FAQ: Trust But Verify Leadership

What does “trust but verify” mean in leadership?
Trust but verify is a leadership principle that combines two equally important practices. You extend trust to your team so they can take ownership and work with autonomy, and you maintain regular, light verification so you stay close enough to catch problems early. Done well, it’s not suspicion — it’s respect for the work and accountability for the outcomes.
Is “trust but verify” the same as micromanaging?
No. Micromanaging is checking everything constantly, often before tasks are even complete, and not letting people make decisions. Trust but verify lets people own the work fully — you only check the outcomes, the patterns, and the outliers, on a regular but light cadence. The goal is visibility, not control.
How often should a manager verify team performance?
A weekly cadence works for most teams. Five short checks — one routine check, one random check, one outlier check, one direct conversation, and one self-audit of your own assumptions — take roughly 30 minutes a week combined and catch the vast majority of issues before they grow.
What should you do when trust has been broken on your team?
Resolve the immediate situation professionally and through correct procedure — never on emotion.
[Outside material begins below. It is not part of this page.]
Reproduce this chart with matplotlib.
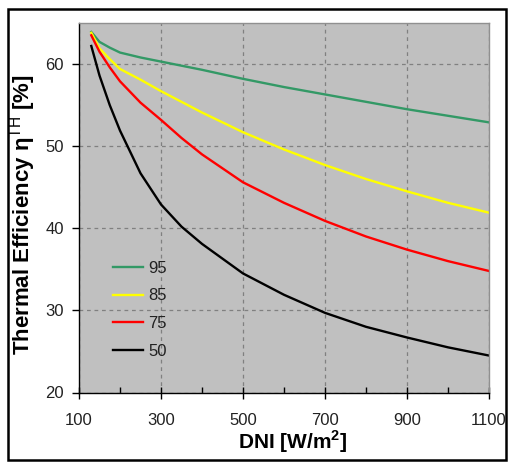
import matplotlib
matplotlib.use("Agg")
import matplotlib.pyplot as plt
from matplotlib.patches import Rectangle
from matplotlib.ticker import MultipleLocator

plt.rcParams['font.family'] = ['Liberation Sans', 'DejaVu Sans']
plt.rcParams['mathtext.fontset'] = 'custom'
plt.rcParams['mathtext.rm'] = 'Liberation Sans'
plt.rcParams['mathtext.bf'] = 'Liberation Sans:bold'

# DNI values [W/m2] and thermal efficiency [%] per curve
dni = [130, 150, 175, 200, 250, 300, 350, 400, 500, 600, 700, 800, 900, 1000, 1100]
eff_95 = [63.9, 62.7, 62.0, 61.4, 60.8, 60.3, 59.8, 59.3, 58.2, 57.2, 56.3, 55.4, 54.5, 53.7, 52.9]
eff_85 = [63.8, 61.9, 60.6, 59.4, 58.1, 56.7, 55.4, 54.1, 51.7, 49.6, 47.7, 46.0, 44.5, 43.1, 41.9]
eff_75 = [63.5, 61.5, 59.6, 57.9, 55.3, 53.2, 51.0, 49.0, 45.6, 43.1, 40.9, 39.0, 37.4, 36.0, 34.8]
eff_50 = [62.2, 58.6, 55.0, 51.9, 46.7, 42.9, 40.2, 38.1, 34.5, 31.9, 29.7, 28.0, 26.7, 25.5, 24.5]

labels = ['95', '85', '75', '50']
series = [eff_95, eff_85, eff_75, eff_50]
colors = ['#339966', '#FFFF00', '#FF0000', '#000000']

fig = plt.figure(figsize=(5.10, 4.62), dpi=100)
ax = fig.add_axes([79 / 510, (462 - 392.5) / 462, 410 / 510, 369.5 / 462])
ax.set_facecolor('#C0C0C0')

for lab, ys, c in zip(labels, series, colors):
    ax.plot(dni, ys, color=c, lw=1.7, label=lab, solid_joinstyle='round')

ax.set_xlim(100, 1100)
ax.set_ylim(20, 65)
ax.set_xticks([100, 300, 500, 700, 900, 1100])
ax.xaxis.set_minor_locator(MultipleLocator(100))
ax.set_yticks([20, 30, 40, 50, 60])

ax.grid(True, which='major', color='#808080', linestyle=(0, (3, 3)), lw=0.9)
ax.set_axisbelow(True)

for s in ['top', 'right']:
    ax.spines[s].set_color('#909090')
    ax.spines[s].set_linewidth(1.0)
for s in ['left', 'bottom']:
    ax.spines[s].set_color('black')
    ax.spines[s].set_linewidth(1.0)

ax.tick_params(axis='y', which='major', direction='out', length=5, width=1,
               labelsize=12, labelcolor='#222222', pad=6)
ax.tick_params(axis='x', which='major', direction='inout', length=8, width=1,
               labelsize=12, labelcolor='#222222', pad=11)
ax.tick_params(axis='x', which='minor', direction='in', length=4, width=1)

ax.set_xlabel('DNI [W/m$^{\\mathbf{2}}$]', fontsize=15, fontweight='bold')
ax.xaxis.set_label_coords(0.522, -0.098)
ax.set_ylabel('Thermal Efficiency η$^{\\mathrm{TH}}$ [%]', fontsize=16,
              fontweight='bold')
ax.yaxis.set_label_coords(-0.10, 0.48)

leg = ax.legend(loc='upper left', bbox_to_anchor=(0.083, 0.3565), frameon=False,
                fontsize=12, handlelength=1.8, handletextpad=0.3,
                labelspacing=0.76, borderpad=0, borderaxespad=0)
for t in leg.get_texts():
    t.set_color('#222222')

# outer frame around the whole chart
fig.patches.append(Rectangle((8 / 510, 2 / 462), 498 / 510, 451 / 462,
                             transform=fig.transFigure, fill=False,
                             edgecolor='black', lw=1.8))

fig.savefig('out.png', dpi=100)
Once it’s closed, run a personal review of how it happened on your watch and rebuild your verification routines. The breach itself is rarely the most important lesson. The gap in your own attention that allowed it is.
Can “trust but verify” damage team morale?
Only if it’s done badly. If verification feels like surveillance, you’ve made it personal. If it feels like part of how the team operates — applied to everyone, including the manager — it builds confidence rather than tension. Strong performers welcome being seen. The only people who resist it are the ones who shouldn’t.